Cd'A scores second in Idaho skills test
Just as the 300,000 schoolchildren around the Gem State prepare to return to class from their summer vacations, the Idaho Department of Education has released the results of two standardized tests from the previous school year.
The Idaho Reading Indicator is given to students in kindergarten through third grade to measure reading and pre-reading skills. Students take the evaluation in the fall and again in the spring. Statewide, 69.7% of students in kindergarten through third grade were reading at grade level. The final result was slightly lower than preliminary data released in July. Overall, scores rose from fall to spring, as expected.
Scores rose as students aged: 63.1% of kindergartners statewide scored at grade level. By first grade, that had risen to 66.7%. The indicator showed 75.3% of second-graders were reading at grade level, the highest among the four grades. The average third-grade score was 73.2%.
The Nez Perce District had the top overall score.

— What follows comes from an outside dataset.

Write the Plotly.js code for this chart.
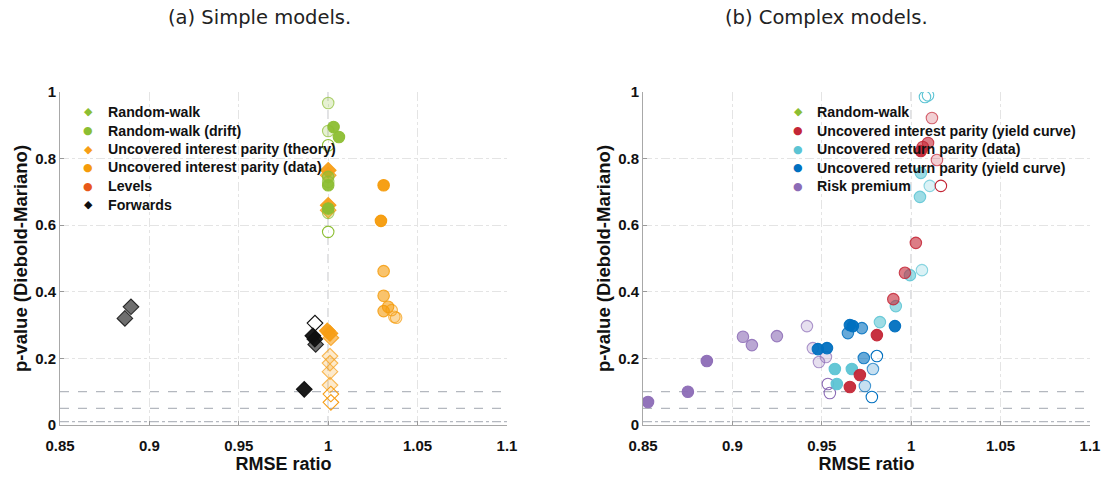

Eighty-seven percent of its students were reading at grade level. Among the top-scoring individual schools: North Idaho STEM Charter Academy, where more than 90% of students in kindergarten through third grade were reading at grade level.
Education officials said the indicator, which has been redesigned, was so different that the most recent scores could not be compared with previous years. Earlier versions of the indicator took only reading speed into account; the new test measures several other areas of performance.
The Idaho Standard Achievement Test is an online examination administered statewide each spring to students in elementary, junior high and high school. It’s divided into three sections, English, math and science. Science had the top score: 58.9% of students were ranked proficient or advanced. English was the students’ second-best subject last year, the test found, with 55% scoring proficient or advanced. The laggard was math: Statewide, fewer than half made the cut: Only 44.4% scored proficient or advanced.
Coeur d’Alene students surpassed the state averages: 61.6% of local students were rated proficient or advanced; 50.3% of students achieved that level of performance in math, and 58.9% of students were proficient or better in science. The results were the second-best statewide among Idaho’s 10 largest districts. Only West Ada fared better, with 68% achieving proficiency in English, 58.9% in math and 73.3% in science.